Launching a boat project.

When so many children become involved in one play story, we consider the possibilities for launching a group project. We wonder how we might excite the most children by offering a project that holds many potential ways to become involved: through drawing, building, painting, book-looking and conversation; indoors and outside; through individual, small group or large group work; in the planning, experimentation, construction, and reflection of the project. Though a project might offer a common goal to satisfy, in the end, it is the process that holds the learning. What project might help create a context in which different children are encountering each other in new ways, challenged to work together, to negotiate their individual ideas and preferences within a larger group?

LET’S BUILD A BIG BOAT.

Building a big boat of cardboard could offer a great opportunity to challenge and extend our learning. Children will have to engage with a familiar material on a new scale. They will bring with them their ways of working with cardboard and their ways of thinking about boats. Children might think about waves and water and speed or the seating, the treasure boxes and people onboard. This project will lend to thinking around form and function as we attend to construction and stability, size and scale, shape and number, color and design.

Presenting the children with a provocation:

How could this cardboard box become a boat?

Envisioning possibilities by drawing plans:

Children communicate their thinking about what kind of boat it might be and what parts it might have, how it would move, who would be on board, and what would they be doing.  Eleanor wrote a P to record her idea that we could paint the boat.

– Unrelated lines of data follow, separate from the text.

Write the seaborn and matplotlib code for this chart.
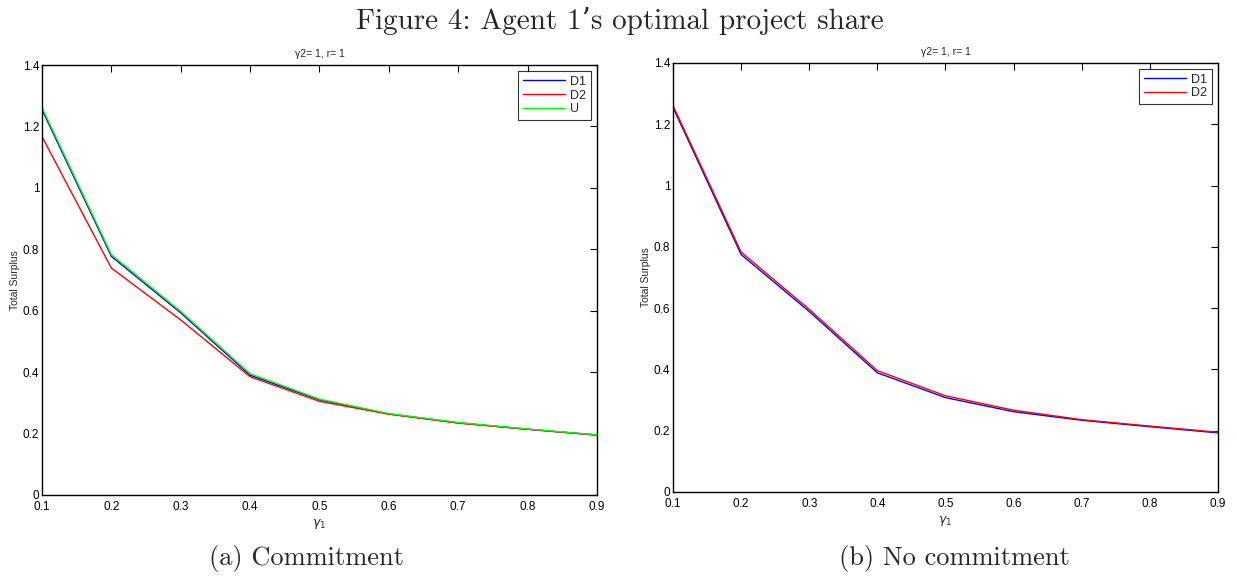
import numpy as np
import pandas as pd
import matplotlib
matplotlib.use("Agg")
import matplotlib.pyplot as plt
import seaborn as sns
from matplotlib.ticker import FuncFormatter

gamma1 = [0.1, 0.2, 0.3, 0.4, 0.5, 0.6, 0.7, 0.8, 0.9]
commit_D1 = [1.255, 0.777, 0.593, 0.390, 0.310, 0.264, 0.235, 0.214, 0.195]
commit_D2 = [1.167, 0.739, 0.570, 0.385, 0.305, 0.263, 0.234, 0.214, 0.195]
commit_U = [1.262, 0.783, 0.598, 0.395, 0.312, 0.265, 0.236, 0.215, 0.196]
nocommit_D1 = [1.255, 0.775, 0.589, 0.389, 0.308, 0.262, 0.234, 0.213, 0.193]
nocommit_D2 = [1.261, 0.783, 0.596, 0.396, 0.314, 0.267, 0.236, 0.215, 0.195]

sns.set_theme(style="white")
plt.rcParams['font.family'] = ['Liberation Sans', 'DejaVu Sans']

fig = plt.figure(figsize=(12.39, 5.79), dpi=100)
axL = fig.add_axes([0.0339, 0.1451, 0.4479, 0.7426])
axR = fig.add_axes([0.5432, 0.1503, 0.4398, 0.7409])

def make_df(series):
    rows = []
    for name, vals in series:
        for x, v in zip(gamma1, vals):
            rows.append({"gamma1": x, "surplus": v, "series": name})
    return pd.DataFrame(rows)

dfL = make_df([("D1", commit_D1), ("D2", commit_D2), ("U", commit_U)])
dfR = make_df([("D1", nocommit_D1), ("D2", nocommit_D2)])

palL = {"D1": "#0000ff", "D2": "#ff0000", "U": "#00ff00"}
palR = {"D1": "#0000ff", "D2": "#ff0000"}

for ax, df, pal in [(axL, dfL, palL), (axR, dfR, palR)]:
    sns.lineplot(data=df, x="gamma1", y="surplus", hue="series", palette=pal,
                 ax=ax, linewidth=1.0, sort=False, estimator=None)
    ax.set_xlim(0.1, 0.9)
    ax.set_ylim(0, 1.4)
    ax.set_xticks(gamma1)
    ax.set_yticks(np.arange(0, 1.41, 0.2))
    ax.xaxis.set_major_formatter(FuncFormatter(lambda v, p: "%g" % round(v, 2)))
    ax.yaxis.set_major_formatter(FuncFormatter(lambda v, p: "%g" % round(v, 2)))
    ax.tick_params(direction="in", top=True, right=True, length=5, width=0.8,
                   labelsize=8.5, colors="black")
    ax.tick_params(axis="x", pad=4)
    ax.tick_params(axis="y", pad=2)
    for s in ax.spines.values():
        s.set_color("black")
        s.set_linewidth(1.0)
    ax.set_xlabel("$\\gamma_1$", fontsize=9, labelpad=3)
    ax.set_ylabel("Total Surplus", fontsize=7.5, labelpad=2)
    ax.set_title("\u03b32= 1, r= 1", fontsize=7.5, pad=6)
    leg = ax.legend(loc="upper right", fontsize=9, frameon=True, fancybox=False,
                    borderpad=0.35, handlelength=3.4, labelspacing=0.15,
                    borderaxespad=0.5, handletextpad=0.4)
    leg.get_frame().set_edgecolor("black")
    leg.get_frame().set_linewidth(0.8)
    leg.set_title(None)

serif = ["cmr10", "DejaVu Serif"]
fig.text(0.5, 0.963, "Figure 4: Agent 1\u2019s optimal project share", ha="center", va="center",
         fontsize=21, family=serif)
fig.text(0.247, 0.036, "(a) Commitment", ha="center", va="center",
         fontsize=19, family=serif)
fig.text(0.77, 0.036, "(b) No commitment", ha="center", va="center",
         fontsize=19, family=serif)

fig.savefig("out.png", dpi=100)
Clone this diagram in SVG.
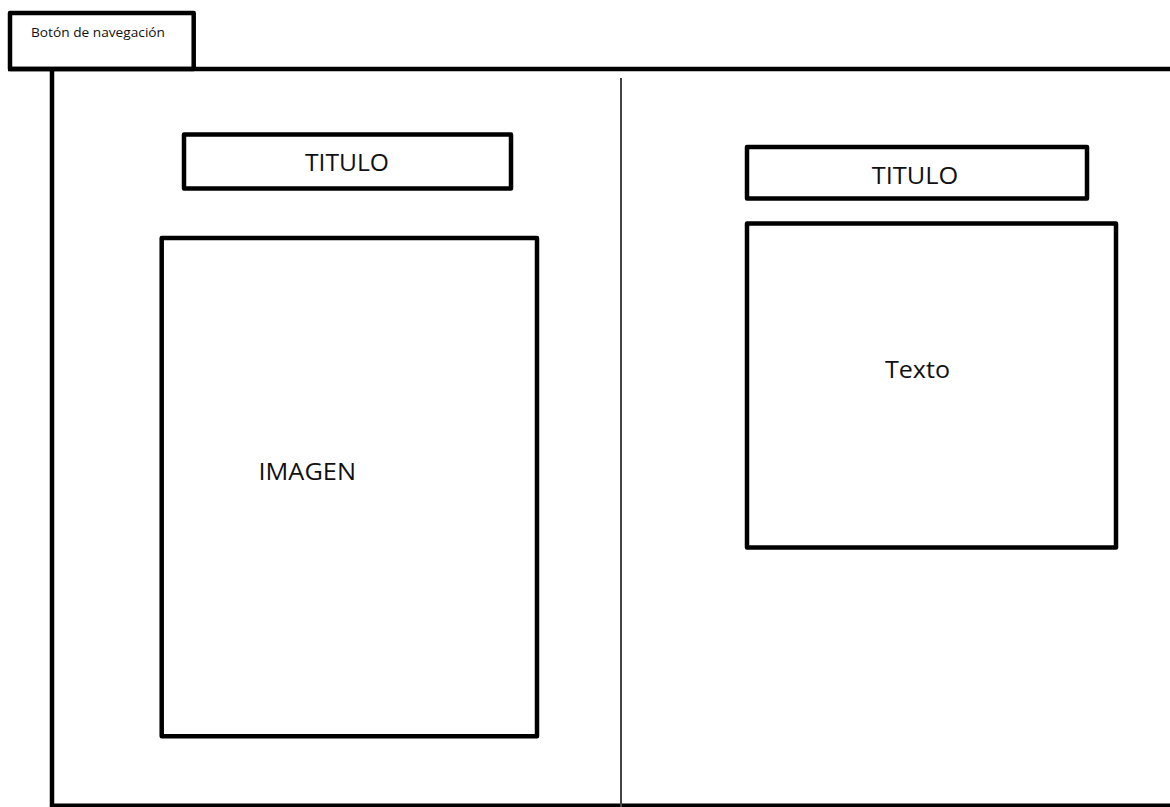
<svg xmlns="http://www.w3.org/2000/svg" width="1170" height="807" viewBox="0 0 1170 807">
<style>
.box{fill:none;stroke:#000;stroke-width:4.5;stroke-linejoin:round}
.ln{fill:none;stroke:#000;stroke-width:4.5}
.lbl{font-family:"Open Sans","Liberation Sans",sans-serif;fill:#111}
</style>
<rect width="1170" height="807" fill="#fff"/>
<g id="frame">
<line class="ln" x1="8" y1="69" x2="1170" y2="69"/>
<line class="ln" x1="52" y1="69" x2="52" y2="807"/>
<line class="ln" x1="50" y1="805.8" x2="1170" y2="805.8"/>
<line x1="621" y1="78" x2="621" y2="807" stroke="#444" stroke-width="2"/>
</g>
<g id="nav-button">
<rect class="box" x="10" y="13" width="183.7" height="56"/>
<text class="lbl" x="31" y="36.5" font-size="13.5" textLength="134" lengthAdjust="spacingAndGlyphs">Botón de navegación</text>
</g>
<g id="titulo-left">
<rect class="box" x="184" y="134.5" width="327" height="54"/>
<text class="lbl" x="347" y="170.5" font-size="24.5" text-anchor="middle" textLength="84" lengthAdjust="spacingAndGlyphs">TITULO</text>
</g>
<g id="imagen">
<rect class="box" x="161.7" y="238" width="375.3" height="498.2"/>
<text class="lbl" x="258.5" y="480" font-size="24.5" textLength="97.5" lengthAdjust="spacingAndGlyphs">IMAGEN</text>
</g>
<g id="titulo-right">
<rect class="box" x="747" y="147" width="340" height="51.5"/>
<text class="lbl" x="915" y="184.3" font-size="24.5" text-anchor="middle" textLength="86.5" lengthAdjust="spacingAndGlyphs">TITULO</text>
</g>
<g id="texto">
<rect class="box" x="747" y="223.5" width="369" height="324"/>
<text class="lbl" x="885" y="378.3" font-size="24.5" textLength="65" lengthAdjust="spacingAndGlyphs">Texto</text>
</g>
</svg>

Coming together in small groups to share our ideas and mess about with loose parts:

In a group of three, children attempt to bring their different ideas together.  We see them practicing how to disagree, shift their ideas, build new ideas, pose problems, and use language that supports a group effort. 

Creating and embracing contexts for children to engage in further research:

We continue our research as we look at books about boats, draw boat parts, and create boats outside in puddles!

Coming together in larger groups to reflect on small group work:

During our gathering on Friday, we learned about the boat design that Marky, Helen, and Charlotte constructed together.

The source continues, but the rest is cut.